The NCS is the government's flagship youth volunteering programme, and is projected to have an annual budget of more than £400m by the end of this Parliament. Theresa May renewed the government commitment to the NCS last week in the launch of her "shared society" vision.
In the its evaluation of National Citizen Service, NAO said the government was spending too much per participant, was not recruiting nearly enough people to hit its targets, and had spent over £10m paying for places which went unfilled. It said there was also no evidence that the NCS provided enduring benefits to attendees, and that "significant and critical" policy changes were now needed.
It said the OCS and the trust need to focus on reducing costs to be able to reach its ambitious participation targets.
“The cost per participant needs to fall by 29 per cent to £1,314 in 2019 for the Trust to provide 300,000 places and stay within the funding envelope,” the report said.

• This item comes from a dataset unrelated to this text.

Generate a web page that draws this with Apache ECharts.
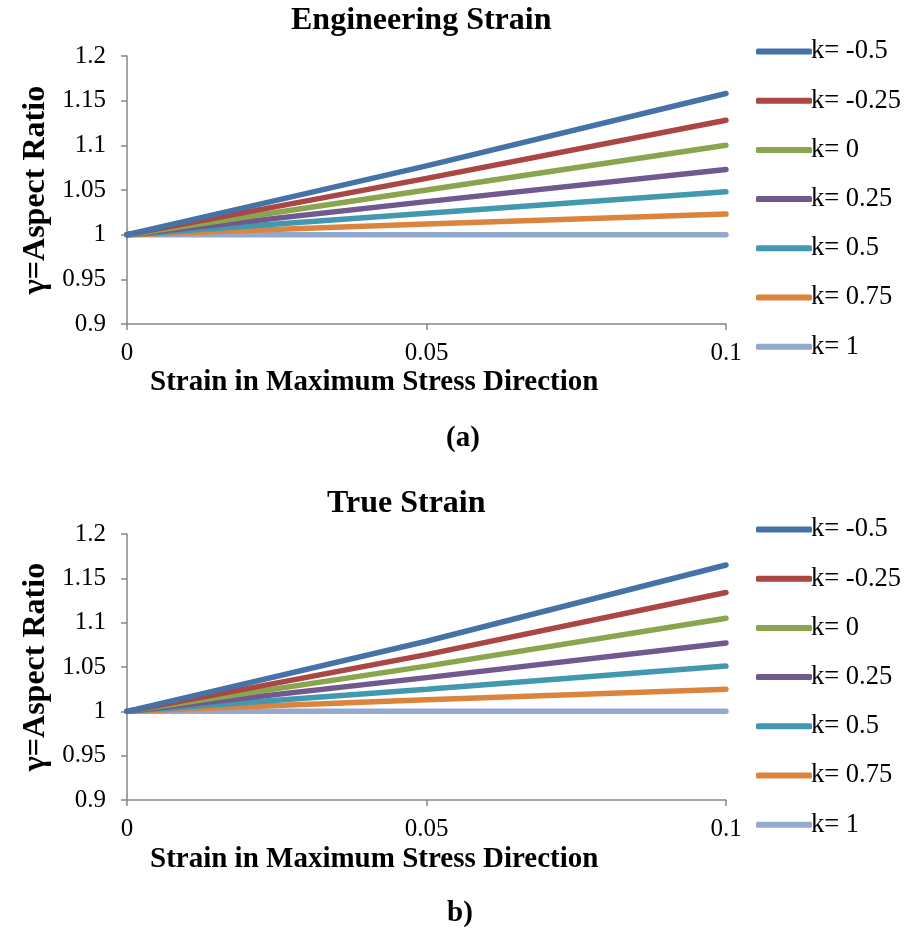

NAO said that at its current rate of growth it is unlikely to reach its participation target of 360,000 by 2021 and said controlling costs had been a low priority so far.
Amyas Morse, head of the NAO, said: “NCS is now at a critical stage. The OCS and the trust have shown that NCS can attract large numbers of participants, and participation has a positive effect on young people.

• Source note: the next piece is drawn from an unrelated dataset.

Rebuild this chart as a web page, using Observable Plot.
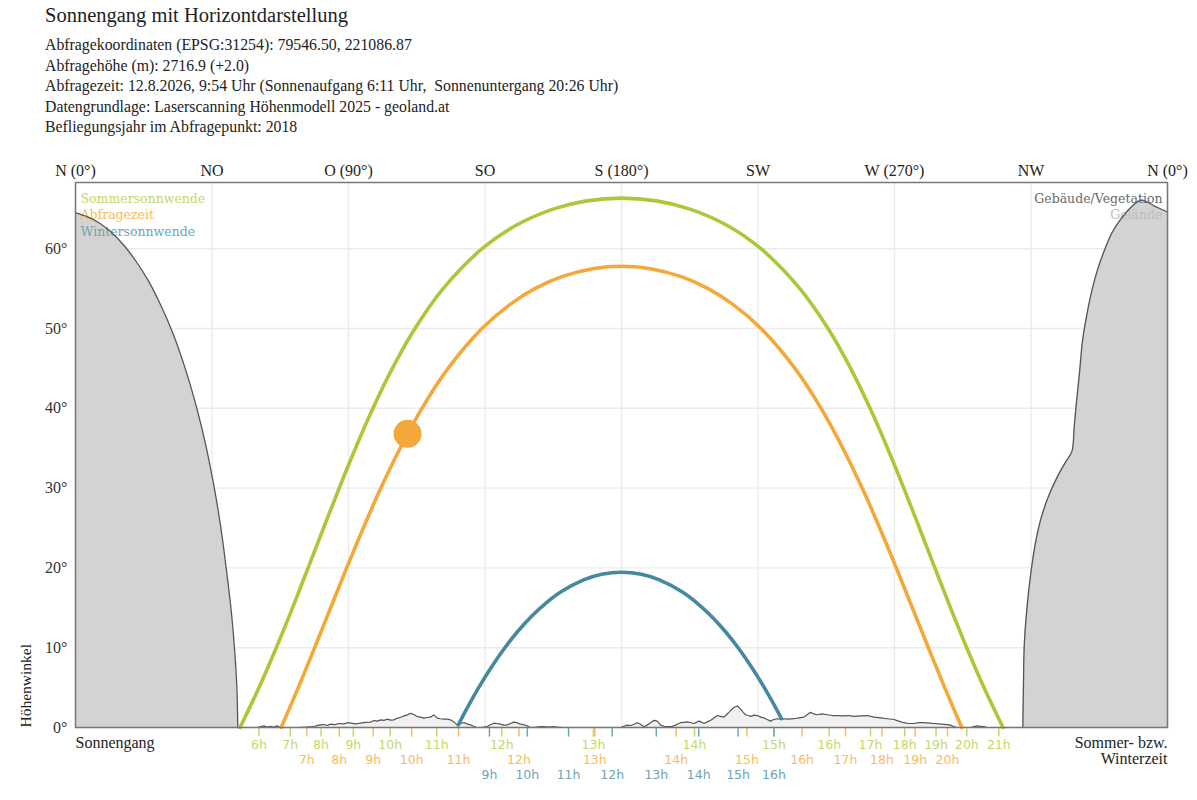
<!DOCTYPE html>
<html><head><meta charset="utf-8">
<script src="https://cdn.jsdelivr.net/npm/d3@7"></script>
<script src="https://cdn.jsdelivr.net/npm/@observablehq/plot@0.6"></script>
<style>
body{margin:0;background:#fff;}
#header{position:relative;height:140px;font-family:"Liberation Serif",serif;color:#222;}
#title{position:absolute;left:45px;top:3px;font-size:20.5px;line-height:24px;white-space:pre;}
#sub{position:absolute;left:45px;top:35px;font-size:15.8px;line-height:20.5px;white-space:pre;}
#chart svg{display:block;overflow:visible;}
</style></head><body>
<div id="header"><div id="title"></div><div id="sub"></div></div>
<div id="chart"></div>
<script>
const titleText = "Sonnengang mit Horizontdarstellung";
const subtitleLines = [
  "Abfragekoordinaten (EPSG:31254): 79546.50, 221086.87",
  "Abfragehöhe (m): 2716.9 (+2.0)",
  "Abfragezeit: 12.8.2026, 9:54 Uhr (Sonnenaufgang 6:11 Uhr,  Sonnenuntergang 20:26 Uhr)",
  "Datengrundlage: Laserscanning Höhenmodell 2025 - geoland.at",
  "Befliegungsjahr im Abfragepunkt: 2018"
];

const compassLabels = ["N (0°)","NO","O (90°)","SO","S (180°)","SW","W (270°)","NW","N (0°)"];
const compassAz = [0,45,90,135,180,225,270,315,360];
const altTicks = [0,10,20,30,40,50,60];
const altLabels = ["0°","10°","20°","30°","40°","50°","60°"];

// Sun paths (azimuth °, altitude °)
const summerAz  = [54.24,60.50,66.19,71.54,76.69,81.78,86.93,92.30,98.06,104.46,111.91,121.20,134.04,145.58,157.67,168.55,180,191.45,202.33,214.42,225.96,238.80,248.09,255.54,261.94,267.70,273.07,278.22,283.31,288.46,293.81,299.50,305.76];
const summerAlt = [0,5,10,15,20,25,30,35,40,45,50,55,60,63,65,66,66.34,66,65,63,60,55,50,45,40,35,30,25,20,15,10,5,0];

const queryAz  = [67.81,73.45,78.83,84.11,89.41,94.88,100.67,107.01,114.21,122.82,134.00,143.18,151.43,160.30,170.50,180,189.50,199.70,208.57,216.82,226.00,237.18,245.79,252.99,259.33,265.12,270.59,275.89,281.17,286.55,292.19];
const queryAlt = [0,5,10,15,20,25,30,35,40,45,50,53,55,56.5,57.5,57.8,57.5,56.5,55,53,50,45,40,35,30,25,20,15,10,5,0];

const winterAz  = [126.20,129.19,132.91,136.99,141.55,145.71,150.53,154.81,160.07,167.50,173.46,180,186.54,192.50,199.93,205.19,209.47,214.29,218.45,223.01,227.09,230.81,232.76];
const winterAlt = [0.33,2.5,5,7.5,10,12,14,15.5,17,18.5,19.2,19.46,19.2,18.5,17,15.5,14,12,10,7.5,5,2.5,1.1];

const queryNowAz = [109.47];
const queryNowAlt = [36.8];

// Hour marks along the horizon
const summerHourLabels = ["6h","7h","8h","9h","10h","11h","12h","13h","14h","15h","16h","17h","18h","19h","20h","21h"];
const summerHourAz = [60.5,70.8,80.95,91.59,103.74,119.07,140.54,170.73,204.07,230.25,248.48,262.08,273.37,283.70,293.85,304.38];
const queryHourLabels = ["7h","8h","9h","10h","11h","12h","13h","14h","15h","16h","17h","18h","19h","20h"];
const queryHourAz = [76.27,86.96,98.16,110.84,126.28,146.20,171.2,198.03,221.37,239.54,253.84,265.86,276.80,287.47];
const winterHourLabels = ["9h","10h","11h","12h","13h","14h","15h","16h"];
const winterHourAz = [136.47,148.95,162.55,176.94,191.47,205.46,218.43,230.27];

// Horizon: large terrain masses (N side)
const leftTerrainAz  = [0,4,8,12,16,20,24,28,32,36,40,43,46,48,50,51.5,52.5,53.2,53.5];
const leftTerrainAlt = [64.5,64.0,63.2,62.0,60.4,58.4,56.0,53.0,49.5,45.2,40.0,35.3,29.5,24.8,19.0,14.0,9.5,5.0,0];
const rightTerrainAz  = [312.3,312.5,312.8,313.8,315,316.5,318.3,320.8,323.8,326.3,328.5,329.2,329.8,331,332,333.3,334.8,336.8,339.1,341.7,344.6,348,351.4,355.7,360];
const rightTerrainAlt = [0,5,10.5,15.5,19.5,23.2,26.2,29.0,31.5,33.2,34.6,37.5,40.0,44.5,48.5,51.5,54.3,57.2,59.7,62.0,63.7,65.2,66.1,65.35,64.6];

// Horizon: low profile (south side)
const lowAz  = [53.5,59.9,62.1,63.2,64.3,65.4,66.5,67.6,73.1,76,78.6,80.2,81.9,83,84.1,85.5,86.8,88.5,89.6,90.7,92.3,94.0,95.6,97.3,98.4,99.5,100.6,101.7,102.8,103.9,104.9,106,107.2,108.3,109.4,110.5,111.5,112.7,113.7,114.8,116,117.0,118.1,119.3,120.3,121.4,122.5,123.6,124.7,125.8,127,128.0,129,130.2,131.3,132.4,134,135.7,136.8,137.9,139,140.1,141.2,142.3,143.4,144.5,145.6,146.7,147.8,148.9,150,152,153,154.4,156,157.5,158.8,161,179.7,181.9,183,184.1,185.2,186.3,187.4,188.5,189.6,190.7,191.8,192.9,194,195.1,196.2,197.3,198.4,199.5,200.6,201.7,202.8,203.9,205.5,206.3,207.2,208.3,209.4,210.5,211.6,212.7,213.8,214.6,215.4,216.2,217.0,218.2,219.3,220.1,220.9,221.8,222.6,223.7,224.8,225.9,227.0,228,229.1,230.2,231.4,232.4,233.5,235,236.8,238.5,240.1,241.2,242.3,243.4,244.5,246,247.8,249.5,251.1,253,254.8,256.6,258.8,261.0,263.2,265.4,267.6,269.8,271.4,273.1,274.7,276.4,278,279.7,281.4,283.0,284.7,286.3,287.4,288.5,289.6,290.7,295,296.2,297.3,298.4,299.5,300.6,312.3];
const lowAlt = [0,0,0.2,0.05,0.15,0.05,0.2,0,0,0.05,0.12,0.3,0.37,0.25,0.42,0.35,0.5,0.46,0.6,0.54,0.45,0.54,0.65,0.67,0.87,0.8,0.96,0.9,1.04,0.92,0.96,1.15,1.29,1.45,1.58,1.79,1.62,1.37,1.3,1.17,1.25,1.29,1.58,1.17,1.1,1.04,1.05,0.96,0.7,0.33,0.5,0.62,0.45,0.33,0.15,0,0.02,0.12,0.35,0.54,0.5,0.42,0.3,0.33,0.5,0.67,0.6,0.42,0.35,0.21,0,0.05,0.1,0.1,0.05,0.1,0.05,0,0,0.3,0.25,0.4,0.6,0.4,0.1,0.3,0.6,0.9,0.8,0.3,0.15,0.1,0.1,0.2,0.4,0.6,0.65,0.7,0.6,0.5,0.8,0.7,0.5,0.7,0.9,1.2,1.5,1.4,1.3,1.6,1.9,2.2,2.5,2.7,2.3,1.9,1.6,1.5,1.4,1.55,1.5,1.3,1.2,1.0,0.8,1.0,1.1,1.05,1.1,1.05,1.1,1.2,1.3,1.6,1.9,1.7,1.6,1.7,1.6,1.5,1.5,1.45,1.5,1.4,1.45,1.5,1.3,1.2,1.1,1.0,0.8,0.6,0.5,0.5,0.6,0.6,0.55,0.5,0.45,0.4,0.35,0.3,0.1,0,0,0.1,0.2,0.15,0.1,0,0];

const legendLeft = ["Sommersonnwende","Abfragezeit","Wintersonnwende"];
const legendRight = ["Gebäude/Vegetation","Gelände"];
const axisYTitle = "Höhenwinkel";
const bottomLeftText = "Sonnengang";
const bottomRightText = ["Sommer- bzw.","Winterzeit"];

// colours
const cSummer = "#aac93a", cQuery = "#f5a83a", cWinter = "#46899f";
const cSummerTxt = "#c3d86a", cQueryTxt = "#f8bb5e", cWinterTxt = "#6ea3b6";
const legendLeftColors = [cSummerTxt, cQueryTxt, cWinterTxt];
const legendRightColors = ["#6a6a6a", "#bdbdbd"];

const zip = (az, alt) => az.map((a, i) => ({az: a, alt: alt[i]}));
const summer = zip(summerAz, summerAlt);
const query = zip(queryAz, queryAlt);
const winter = zip(winterAz, winterAlt);
const now = zip(queryNowAz, queryNowAlt);
const leftT = zip(leftTerrainAz, leftTerrainAlt);
const rightT = zip(rightTerrainAz, rightTerrainAlt);
const lowT = zip(lowAz, lowAlt);
const hours = (labels, az) => labels.map((l, i) => ({label: l, az: az[i]}));
const sH = hours(summerHourLabels, summerHourAz);
const qH = hours(queryHourLabels, queryHourAz);
const wH = hours(winterHourLabels, winterHourAz);
const compass = compassAz.map((a, i) => ({az: a, label: compassLabels[i]}));
const altAxis = altTicks.map((a, i) => ({alt: a, label: altLabels[i]}));
const legL = legendLeft.map((t, i) => ({text: t, color: legendLeftColors[i], row: i}));
const legR = legendRight.map((t, i) => ({text: t, color: legendRightColors[i], row: i}));

document.getElementById("title").textContent = titleText;
document.getElementById("sub").textContent = subtitleLines.join("\n");

const serif = "Liberation Serif";
const sans = "DejaVu Sans";
const legendFont = "DejaVu Serif";

const legendMarks = (data, anchor, dx, textAnchor) => data.map(d =>
  Plot.text([d], {text: "text", frameAnchor: anchor, dx, dy: 11.5 + d.row * 16.5,
    fill: d.color, fontSize: 12.5, fontFamily: legendFont, textAnchor}));

const bottomRightMarks = bottomRightText.map((t, i) =>
  Plot.text([t], {text: d => d, frameAnchor: "bottom-right", dy: 20 + i * 16,
    textAnchor: "end", fill: "#222", fontSize: 16}));

const chart = Plot.plot({
  width: 1197, height: 652,
  marginLeft: 75, marginRight: 30, marginTop: 42, marginBottom: 65,
  x: {domain: [0, 360], axis: null},
  y: {domain: [0, 68.3], axis: null},
  style: {fontFamily: serif, background: "white", overflow: "visible"},
  marks: [
    Plot.gridX(compassAz, {stroke: "#ebebeb", strokeOpacity: 1, strokeWidth: 1.4}),
    Plot.gridY(altTicks, {stroke: "#ebebeb", strokeOpacity: 1, strokeWidth: 1.4}),
    Plot.areaY(lowT, {x: "az", y1: 0, y2: "alt", fill: "#f0f0f0"}),
    Plot.areaY(leftT, {x: "az", y1: 0, y2: "alt", fill: "#d3d3d3", curve: "catmull-rom"}),
    Plot.areaY(rightT, {x: "az", y1: 0, y2: "alt", fill: "#d3d3d3", curve: "catmull-rom"}),
    ...legendMarks(legL, "top-left", 5, "start"),
    ...legendMarks(legR, "top-right", -5, "end"),
    Plot.line(lowT, {x: "az", y: "alt", stroke: "#555", strokeWidth: 1.2}),
    Plot.line(leftT, {x: "az", y: "alt", stroke: "#555", strokeWidth: 1.3, curve: "catmull-rom"}),
    Plot.line(rightT, {x: "az", y: "alt", stroke: "#555", strokeWidth: 1.3, curve: "catmull-rom"}),
    Plot.line(summer, {x: "az", y: "alt", stroke: cSummer, strokeWidth: 3.6, curve: "catmull-rom"}),
    Plot.line(query, {x: "az", y: "alt", stroke: cQuery, strokeWidth: 3.6, curve: "catmull-rom"}),
    Plot.line(winter, {x: "az", y: "alt", stroke: cWinter, strokeWidth: 3.6, curve: "catmull-rom"}),
    Plot.dot(now, {x: "az", y: "alt", r: 14, fill: cQuery}),
    Plot.ruleX(sH, {x: "az", y1: -0.15, y2: -1.2, stroke: cSummerTxt, strokeWidth: 1.5}),
    Plot.ruleX(qH, {x: "az", y1: -0.15, y2: -1.2, stroke: cQueryTxt, strokeWidth: 1.5}),
    Plot.ruleX(wH, {x: "az", y1: -0.15, y2: -1.2, stroke: cWinterTxt, strokeWidth: 1.5}),
    Plot.text(sH, {x: "az", text: "label", frameAnchor: "bottom", dy: 21, fill: cSummerTxt, fontSize: 12.5, fontFamily: sans}),
    Plot.text(qH, {x: "az", text: "label", frameAnchor: "bottom", dy: 36, fill: cQueryTxt, fontSize: 12.5, fontFamily: sans}),
    Plot.text(wH, {x: "az", text: "label", frameAnchor: "bottom", dy: 51, fill: cWinterTxt, fontSize: 12.5, fontFamily: sans}),
    Plot.text(compass, {x: "az", text: "label", frameAnchor: "top", dy: -18, fill: "#222", fontSize: 16}),
    Plot.text(altAxis, {y: "alt", text: "label", frameAnchor: "left", dx: -8, textAnchor: "end", fill: "#333", fontSize: 16}),
    Plot.text([axisYTitle], {text: d => d, frameAnchor: "bottom-left", dx: -45, rotate: -90, textAnchor: "start", fill: "#222", fontSize: 15.5}),
    Plot.text([bottomLeftText], {text: d => d, frameAnchor: "bottom-left", dy: 20, textAnchor: "start", fill: "#222", fontSize: 16}),
    ...bottomRightMarks,
    Plot.frame({stroke: "#777", strokeWidth: 1.5})
  ]
});
document.getElementById("chart").appendChild(chart);
</script>
</body></html>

“These are no small achievements, but it remains unclear whether these effects are enduring and whether NCS can grow to become 'a rite of passage' available to all 16- to 17-year-olds.The OCS and the trust now need to think radically about the aspects of the current programme that work and how best to achieve NCS's aims at a more affordable cost to the taxpayer.”
The report said it: “OCS and the trust now need to show they can grow NCS as intended and run it at more affordable cost to the taxpayer. As currently constituted, it is not clear how the programme will do this. Weaknesses in governance and cost control need to be addressed.”
'Costs too much'
After looking at the NCS Trust’s board minutes NAO concluded that it had “not focused on understanding and controlling costs”.
OCS and the trust expect to spend £1,853 on each participant, which is £300 more per participant that the 2015 Spending Review implied. The NCS Trust spent a total £175m last year.
The trust has secured £7m in corporate support for this year, falling £3m short of a £10m target.
During 2016 the trust paid an estimated £10m “for places not filled”. For the first time it has commissioned auditors to try and recover the funding.
It also spent £2.7m on media campaigns.
NAO said the trust did this because of the emphasis on participation targets.
“It told us that without such high targets it could have shifted resources towards other levers to grow NCS, which may have been cheaper and more sustainable.”
In 2016/17 NCS is expected to cost £187m.
By 2019/20 it is expected to cost £424m – though HM Treasury has “not yet confirmed funding” to support the growth outlined for this year, according to NAO.
‘Participation has not grown as quickly as desired’
In 2016 OCS again missed its participation target. Around 93,000 young people took part, filling 75 per cent of the 124,000 places available.
NAO said “significant and critical policy changes” are needed if it is to meet its target for 2010.
NAO also warns that participation targets are ambitious. It said that to reach 360,000 participants by 2020 it would need an average growth rate of 40 per cent over four years “exceeding the 2015 and 2016 growth rate of 31 per cent and 23 per cent respectively”.
If participation grows as 23 per cent over four years it would reach 213,000 in 2020/21.
The report highlighted that OCS and the trust had been hoping for more support from the Department for Education.
At the moment the DfE’s “commitments do not included placing a formal duty on schools or considering NCS in Ofsted inspections”, which the trust had hoped for.
When plans to put the programme on a statutory footing were announced in the Queen’s speech, it included placing a formal duty on local authorities and schools to promote the NCS. However this was not included in the bill when it was introduced to Parliament.
NAO said: “Without these policy changes, alongside operational improvements, it is unlikely the OCS will meet its aim for 360,000 young people undertaking NCS in 2020.
“The OCS and the trust are now rethinking their long term aspirations and updating their implementation plans.”